- Past-due accounts payable: Accounts payable is the amount the company owes vendors for inventory and supplies. Payables are generally expected to be paid off quickly. In many industries, it should take fewer than 30 days. Use a ratio like days payable outstanding to compare the current year's accounts payable to prior years. If the number is going way up, it could mean the business isn't making enough money to pay its suppliers.
- Inability to get a loan: Banks are often the first to know if a company is heading down the road to bankruptcy. Banks are required to be conservative in lending and will deny loans to businesses that may not be able to repay. Of course, this could just mean the bank is being overly conservative or the business is stretching, but it's certainly a red flag.
- Dependence on discounted sales: Discounts once in a while are a normal business practice, but discounting constantly means there are problems. Capital expenditures and budget plans are made using expected sales price. If the margin is suddenly half of what was planned, there won't be any money left over. Compare gross margin from year to year. If it's plummeting, there's an issue.
- Low current ratio: Current ratio is the ratio of assets that can be converted to cash in less than a year to liabilities that must be paid in less than a year. If the ratio is low or even negative, the company will have to use cash flow to keep up with payments. This is normal in some businesses, but it isn't sustainable in most. You want businesses that save enough cash to get through hard times.

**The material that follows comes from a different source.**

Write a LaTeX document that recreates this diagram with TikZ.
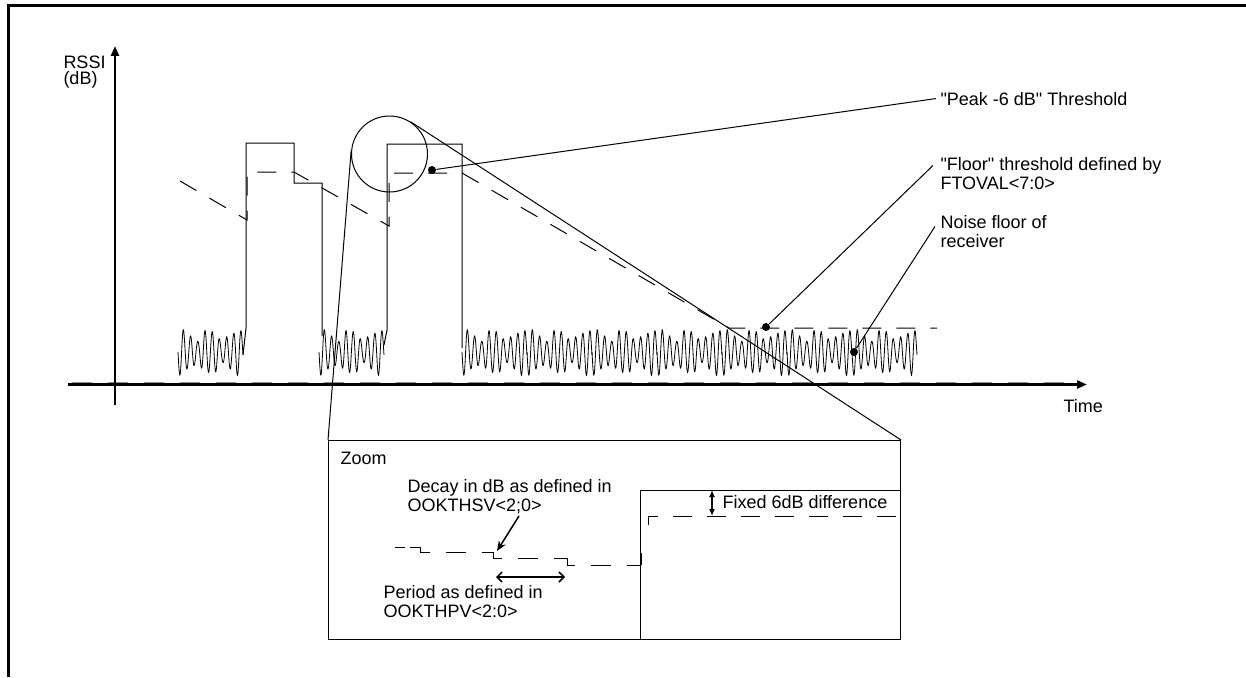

Why is going concern important?
The main problem with a company not being a going concern is obvious: It is expected to be worthless in less than a year. But there are other factors to consider for companies not deemed a going concern or that have substantial red flags.
Publicly traded companies will likely see a sell-off in the market. This may not actually hurt the stock price that much since auditors usually will only make a negative going concern determination when there have been problems for a while.
For private companies, outside investors may look to unload their shares to wash their hands of the company at any price possible, especially if there are legal problems. This will include a business valuation to attempt to value the company as a going concern and to value the assets at liquidation value.
The company will be required to write down the value of its assets if liquidation value is lower than the current value on the balance sheet. The write-down process includes taking a loss on the income statement, so net income already doing badly will get even worse.
If management does have a plan to sell assets, seek additional financing, start selling a new gizmo, or raise money with new stock issuances, you'll need to evaluate it. Auditors are required to be conservative, so it is certainly possible, although unlikely, that the plan will work. That could mean there is value to be had.